● **SOURCE DATA**
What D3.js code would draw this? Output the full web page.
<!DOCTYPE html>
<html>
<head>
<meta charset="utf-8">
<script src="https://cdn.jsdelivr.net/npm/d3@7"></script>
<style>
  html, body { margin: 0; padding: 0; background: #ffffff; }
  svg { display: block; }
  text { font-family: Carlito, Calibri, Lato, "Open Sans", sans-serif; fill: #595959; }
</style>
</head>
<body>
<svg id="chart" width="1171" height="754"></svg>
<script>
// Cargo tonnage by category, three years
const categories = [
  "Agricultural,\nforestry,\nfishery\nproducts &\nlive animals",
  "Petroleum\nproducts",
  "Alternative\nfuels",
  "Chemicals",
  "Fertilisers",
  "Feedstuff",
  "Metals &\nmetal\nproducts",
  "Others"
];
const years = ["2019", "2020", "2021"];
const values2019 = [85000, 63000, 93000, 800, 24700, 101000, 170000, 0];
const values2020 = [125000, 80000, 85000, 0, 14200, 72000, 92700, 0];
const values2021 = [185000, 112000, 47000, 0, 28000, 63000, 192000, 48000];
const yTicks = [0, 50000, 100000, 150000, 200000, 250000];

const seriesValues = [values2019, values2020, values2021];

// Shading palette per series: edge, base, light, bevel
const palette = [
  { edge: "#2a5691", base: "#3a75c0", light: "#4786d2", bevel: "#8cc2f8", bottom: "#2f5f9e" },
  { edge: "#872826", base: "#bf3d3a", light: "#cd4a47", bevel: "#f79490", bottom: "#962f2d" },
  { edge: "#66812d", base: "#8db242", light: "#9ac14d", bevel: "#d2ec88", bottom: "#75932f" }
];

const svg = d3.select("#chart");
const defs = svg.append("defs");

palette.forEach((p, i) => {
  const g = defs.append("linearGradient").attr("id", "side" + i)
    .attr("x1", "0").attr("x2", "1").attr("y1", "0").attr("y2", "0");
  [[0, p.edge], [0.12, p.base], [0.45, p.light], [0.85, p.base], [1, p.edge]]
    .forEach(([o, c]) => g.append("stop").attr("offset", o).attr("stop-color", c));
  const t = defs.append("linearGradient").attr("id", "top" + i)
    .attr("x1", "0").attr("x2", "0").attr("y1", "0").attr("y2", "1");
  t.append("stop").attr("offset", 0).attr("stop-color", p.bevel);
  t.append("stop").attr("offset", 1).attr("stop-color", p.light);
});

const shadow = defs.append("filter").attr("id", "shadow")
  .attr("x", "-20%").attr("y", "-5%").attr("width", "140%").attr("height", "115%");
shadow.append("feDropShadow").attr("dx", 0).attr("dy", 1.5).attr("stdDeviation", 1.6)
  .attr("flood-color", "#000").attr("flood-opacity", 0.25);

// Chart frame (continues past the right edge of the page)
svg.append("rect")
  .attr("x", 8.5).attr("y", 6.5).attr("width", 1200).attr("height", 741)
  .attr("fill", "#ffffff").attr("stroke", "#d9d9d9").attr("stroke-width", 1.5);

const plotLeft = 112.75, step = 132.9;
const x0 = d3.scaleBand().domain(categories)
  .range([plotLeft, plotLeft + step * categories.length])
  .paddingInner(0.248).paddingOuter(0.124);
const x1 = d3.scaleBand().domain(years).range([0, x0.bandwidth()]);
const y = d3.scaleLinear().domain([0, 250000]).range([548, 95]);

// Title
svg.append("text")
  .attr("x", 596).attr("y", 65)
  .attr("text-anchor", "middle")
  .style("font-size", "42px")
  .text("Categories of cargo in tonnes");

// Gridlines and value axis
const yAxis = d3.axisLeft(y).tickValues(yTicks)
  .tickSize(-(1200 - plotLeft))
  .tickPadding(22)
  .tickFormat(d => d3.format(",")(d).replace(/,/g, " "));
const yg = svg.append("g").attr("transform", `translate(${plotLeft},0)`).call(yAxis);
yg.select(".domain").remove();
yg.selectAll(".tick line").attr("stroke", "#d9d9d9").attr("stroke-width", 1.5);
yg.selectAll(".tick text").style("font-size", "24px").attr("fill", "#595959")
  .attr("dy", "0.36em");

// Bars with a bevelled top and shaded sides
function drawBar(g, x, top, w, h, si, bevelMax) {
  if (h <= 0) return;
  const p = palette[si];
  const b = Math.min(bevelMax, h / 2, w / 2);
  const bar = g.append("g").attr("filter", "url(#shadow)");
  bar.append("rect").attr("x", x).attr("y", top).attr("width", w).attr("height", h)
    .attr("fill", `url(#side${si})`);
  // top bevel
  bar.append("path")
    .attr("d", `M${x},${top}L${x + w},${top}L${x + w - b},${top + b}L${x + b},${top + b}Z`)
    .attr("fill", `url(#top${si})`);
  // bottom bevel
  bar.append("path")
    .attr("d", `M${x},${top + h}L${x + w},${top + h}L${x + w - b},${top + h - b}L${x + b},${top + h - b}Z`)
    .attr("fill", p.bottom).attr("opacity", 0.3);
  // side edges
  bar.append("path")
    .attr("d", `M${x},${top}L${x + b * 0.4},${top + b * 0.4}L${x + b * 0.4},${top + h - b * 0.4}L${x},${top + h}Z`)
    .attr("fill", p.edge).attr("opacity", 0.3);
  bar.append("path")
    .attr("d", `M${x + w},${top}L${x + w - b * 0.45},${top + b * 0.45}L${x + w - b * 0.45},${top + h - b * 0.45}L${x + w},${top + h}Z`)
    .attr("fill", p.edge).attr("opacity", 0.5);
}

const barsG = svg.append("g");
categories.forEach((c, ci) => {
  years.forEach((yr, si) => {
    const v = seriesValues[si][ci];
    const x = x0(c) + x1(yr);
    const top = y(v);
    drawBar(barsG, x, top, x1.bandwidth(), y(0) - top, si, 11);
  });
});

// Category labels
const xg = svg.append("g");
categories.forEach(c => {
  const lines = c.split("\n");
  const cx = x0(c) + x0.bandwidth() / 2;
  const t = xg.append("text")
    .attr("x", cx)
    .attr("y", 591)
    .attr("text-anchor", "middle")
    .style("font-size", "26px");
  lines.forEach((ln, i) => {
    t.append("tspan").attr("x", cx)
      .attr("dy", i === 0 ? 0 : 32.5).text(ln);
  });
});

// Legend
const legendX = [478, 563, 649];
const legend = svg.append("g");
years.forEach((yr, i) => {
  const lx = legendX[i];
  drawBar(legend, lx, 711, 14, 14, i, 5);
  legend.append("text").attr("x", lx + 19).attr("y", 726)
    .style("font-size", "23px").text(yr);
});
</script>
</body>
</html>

● **SET EXERCISE**
Lines from the beginning of the data above through the line containing "const seriesValues = [values2019, values2020, values2021];" are to be returned exactly, and no others.

● **PROBLEM SOLUTION**
What D3.js code would draw this? Output the full web page.
<!DOCTYPE html>
<html>
<head>
<meta charset="utf-8">
<script src="https://cdn.jsdelivr.net/npm/d3@7"></script>
<style>
  html, body { margin: 0; padding: 0; background: #ffffff; }
  svg { display: block; }
  text { font-family: Carlito, Calibri, Lato, "Open Sans", sans-serif; fill: #595959; }
</style>
</head>
<body>
<svg id="chart" width="1171" height="754"></svg>
<script>
// Cargo tonnage by category, three years
const categories = [
  "Agricultural,\nforestry,\nfishery\nproducts &\nlive animals",
  "Petroleum\nproducts",
  "Alternative\nfuels",
  "Chemicals",
  "Fertilisers",
  "Feedstuff",
  "Metals &\nmetal\nproducts",
  "Others"
];
const years = ["2019", "2020", "2021"];
const values2019 = [85000, 63000, 93000, 800, 24700, 101000, 170000, 0];
const values2020 = [125000, 80000, 85000, 0, 14200, 72000, 92700, 0];
const values2021 = [185000, 112000, 47000, 0, 28000, 63000, 192000, 48000];
const yTicks = [0, 50000, 100000, 150000, 200000, 250000];

const seriesValues = [values2019, values2020, values2021];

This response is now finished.